**What you are asked to do:** Retype the whole listing verbatim and keep the pictures out of it.

**Data block:**

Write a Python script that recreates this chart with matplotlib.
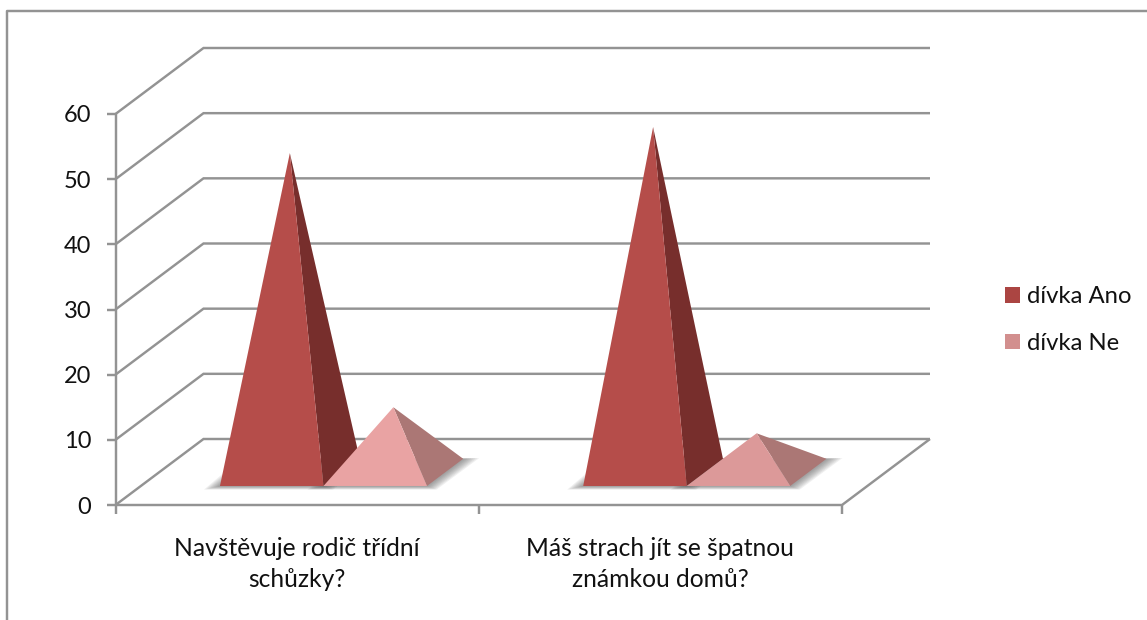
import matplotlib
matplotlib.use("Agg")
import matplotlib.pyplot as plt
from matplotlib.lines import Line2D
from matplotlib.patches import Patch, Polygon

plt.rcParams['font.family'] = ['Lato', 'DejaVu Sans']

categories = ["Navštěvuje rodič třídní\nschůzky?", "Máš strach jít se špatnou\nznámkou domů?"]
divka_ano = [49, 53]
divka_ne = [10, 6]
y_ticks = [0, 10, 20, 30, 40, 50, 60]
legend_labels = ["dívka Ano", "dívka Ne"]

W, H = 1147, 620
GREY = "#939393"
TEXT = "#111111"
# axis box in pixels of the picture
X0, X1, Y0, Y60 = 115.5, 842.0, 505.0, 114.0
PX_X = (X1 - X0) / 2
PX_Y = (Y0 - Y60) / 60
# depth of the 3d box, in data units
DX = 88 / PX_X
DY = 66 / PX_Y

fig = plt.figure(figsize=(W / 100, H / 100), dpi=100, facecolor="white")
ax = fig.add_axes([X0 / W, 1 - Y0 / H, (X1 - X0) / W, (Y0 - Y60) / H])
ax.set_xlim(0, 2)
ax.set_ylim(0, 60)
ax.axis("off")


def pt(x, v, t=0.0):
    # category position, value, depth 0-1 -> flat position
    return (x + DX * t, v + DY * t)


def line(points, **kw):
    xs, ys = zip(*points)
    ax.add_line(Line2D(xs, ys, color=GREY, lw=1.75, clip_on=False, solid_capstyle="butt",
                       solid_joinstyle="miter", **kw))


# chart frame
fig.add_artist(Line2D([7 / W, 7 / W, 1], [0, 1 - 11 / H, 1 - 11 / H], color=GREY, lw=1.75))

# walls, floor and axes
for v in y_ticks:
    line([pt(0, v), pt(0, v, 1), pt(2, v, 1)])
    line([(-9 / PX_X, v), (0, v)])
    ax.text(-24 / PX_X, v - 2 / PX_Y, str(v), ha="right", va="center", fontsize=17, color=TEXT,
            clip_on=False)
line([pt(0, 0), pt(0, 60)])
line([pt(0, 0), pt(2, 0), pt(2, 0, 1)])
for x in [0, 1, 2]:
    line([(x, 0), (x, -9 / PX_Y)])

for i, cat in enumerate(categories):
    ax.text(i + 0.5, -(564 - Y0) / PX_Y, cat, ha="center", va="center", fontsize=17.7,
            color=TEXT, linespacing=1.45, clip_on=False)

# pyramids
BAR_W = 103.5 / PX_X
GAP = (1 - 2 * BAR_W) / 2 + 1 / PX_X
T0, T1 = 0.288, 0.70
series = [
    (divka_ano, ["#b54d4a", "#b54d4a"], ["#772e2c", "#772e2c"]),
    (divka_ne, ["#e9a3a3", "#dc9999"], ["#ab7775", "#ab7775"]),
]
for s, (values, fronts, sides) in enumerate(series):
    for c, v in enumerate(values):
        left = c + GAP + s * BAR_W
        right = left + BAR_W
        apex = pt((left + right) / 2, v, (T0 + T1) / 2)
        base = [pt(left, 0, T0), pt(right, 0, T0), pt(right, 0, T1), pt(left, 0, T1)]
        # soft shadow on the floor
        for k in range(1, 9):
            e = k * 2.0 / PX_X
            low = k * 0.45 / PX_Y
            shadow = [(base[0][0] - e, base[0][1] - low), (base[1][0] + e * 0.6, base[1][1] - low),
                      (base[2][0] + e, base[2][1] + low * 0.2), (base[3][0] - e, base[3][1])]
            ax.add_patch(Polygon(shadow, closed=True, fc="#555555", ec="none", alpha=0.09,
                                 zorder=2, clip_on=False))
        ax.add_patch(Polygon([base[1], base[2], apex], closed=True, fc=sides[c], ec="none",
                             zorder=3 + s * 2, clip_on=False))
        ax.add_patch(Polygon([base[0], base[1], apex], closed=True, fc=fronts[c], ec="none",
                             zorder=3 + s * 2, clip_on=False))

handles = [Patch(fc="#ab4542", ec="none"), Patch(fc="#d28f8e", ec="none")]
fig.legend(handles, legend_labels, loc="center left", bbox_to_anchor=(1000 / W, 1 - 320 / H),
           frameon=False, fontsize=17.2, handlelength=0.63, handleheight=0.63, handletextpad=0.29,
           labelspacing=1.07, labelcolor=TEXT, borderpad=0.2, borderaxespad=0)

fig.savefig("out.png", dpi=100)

**Solved exercise:**
Write a Python script that recreates this chart with matplotlib.
import matplotlib
matplotlib.use("Agg")
import matplotlib.pyplot as plt
from matplotlib.lines import Line2D
from matplotlib.patches import Patch, Polygon

plt.rcParams['font.family'] = ['Lato', 'DejaVu Sans']

categories = ["Navštěvuje rodič třídní\nschůzky?", "Máš strach jít se špatnou\nznámkou domů?"]
divka_ano = [49, 53]
divka_ne = [10, 6]
y_ticks = [0, 10, 20, 30, 40, 50, 60]
legend_labels = ["dívka Ano", "dívka Ne"]

W, H = 1147, 620
GREY = "#939393"
TEXT = "#111111"
# axis box in pixels of the picture
X0, X1, Y0, Y60 = 115.5, 842.0, 505.0, 114.0
PX_X = (X1 - X0) / 2
PX_Y = (Y0 - Y60) / 60
# depth of the 3d box, in data units
DX = 88 / PX_X
DY = 66 / PX_Y

fig = plt.figure(figsize=(W / 100, H / 100), dpi=100, facecolor="white")
ax = fig.add_axes([X0 / W, 1 - Y0 / H, (X1 - X0) / W, (Y0 - Y60) / H])
ax.set_xlim(0, 2)
ax.set_ylim(0, 60)
ax.axis("off")


def pt(x, v, t=0.0):
    # category position, value, depth 0-1 -> flat position
    return (x + DX * t, v + DY * t)


def line(points, **kw):
    xs, ys = zip(*points)
    ax.add_line(Line2D(xs, ys, color=GREY, lw=1.75, clip_on=False, solid_capstyle="butt",
                       solid_joinstyle="miter", **kw))


# chart frame
fig.add_artist(Line2D([7 / W, 7 / W, 1], [0, 1 - 11 / H, 1 - 11 / H], color=GREY, lw=1.75))

# walls, floor and axes
for v in y_ticks:
    line([pt(0, v), pt(0, v, 1), pt(2, v, 1)])
    line([(-9 / PX_X, v), (0, v)])
    ax.text(-24 / PX_X, v - 2 / PX_Y, str(v), ha="right", va="center", fontsize=17, color=TEXT,
            clip_on=False)
line([pt(0, 0), pt(0, 60)])
line([pt(0, 0), pt(2, 0), pt(2, 0, 1)])
for x in [0, 1, 2]:
    line([(x, 0), (x, -9 / PX_Y)])

for i, cat in enumerate(categories):
    ax.text(i + 0.5, -(564 - Y0) / PX_Y, cat, ha="center", va="center", fontsize=17.7,
            color=TEXT, linespacing=1.45, clip_on=False)

# pyramids
BAR_W = 103.5 / PX_X
GAP = (1 - 2 * BAR_W) / 2 + 1 / PX_X
T0, T1 = 0.288, 0.70
series = [
    (divka_ano, ["#b54d4a", "#b54d4a"], ["#772e2c", "#772e2c"]),
    (divka_ne, ["#e9a3a3", "#dc9999"], ["#ab7775", "#ab7775"]),
]
for s, (values, fronts, sides) in enumerate(series):
    for c, v in enumerate(values):
        left = c + GAP + s * BAR_W
        right = left + BAR_W
        apex = pt((left + right) / 2, v, (T0 + T1) / 2)
        base = [pt(left, 0, T0), pt(right, 0, T0), pt(right, 0, T1), pt(left, 0, T1)]
        # soft shadow on the floor
        for k in range(1, 9):
            e = k * 2.0 / PX_X
            low = k * 0.45 / PX_Y
            shadow = [(base[0][0] - e, base[0][1] - low), (base[1][0] + e * 0.6, base[1][1] - low),
                      (base[2][0] + e, base[2][1] + low * 0.2), (base[3][0] - e, base[3][1])]
            ax.add_patch(Polygon(shadow, closed=True, fc="#555555", ec="none", alpha=0.09,
                                 zorder=2, clip_on=False))
        ax.add_patch(Polygon([base[1], base[2], apex], closed=True, fc=sides[c], ec="none",
                             zorder=3 + s * 2, clip_on=False))
        ax.add_patch(Polygon([base[0], base[1], apex], closed=True, fc=fronts[c], ec="none",
                             zorder=3 + s * 2, clip_on=False))

handles = [Patch(fc="#ab4542", ec="none"), Patch(fc="#d28f8e", ec="none")]
fig.legend(handles, legend_labels, loc="center left", bbox_to_anchor=(1000 / W, 1 - 320 / H),
           frameon=False, fontsize=17.2, handlelength=0.63, handleheight=0.63, handletextpad=0.29,
           labelspacing=1.07, labelcolor=TEXT, borderpad=0.2, borderaxespad=0)

fig.savefig("out.png", dpi=100)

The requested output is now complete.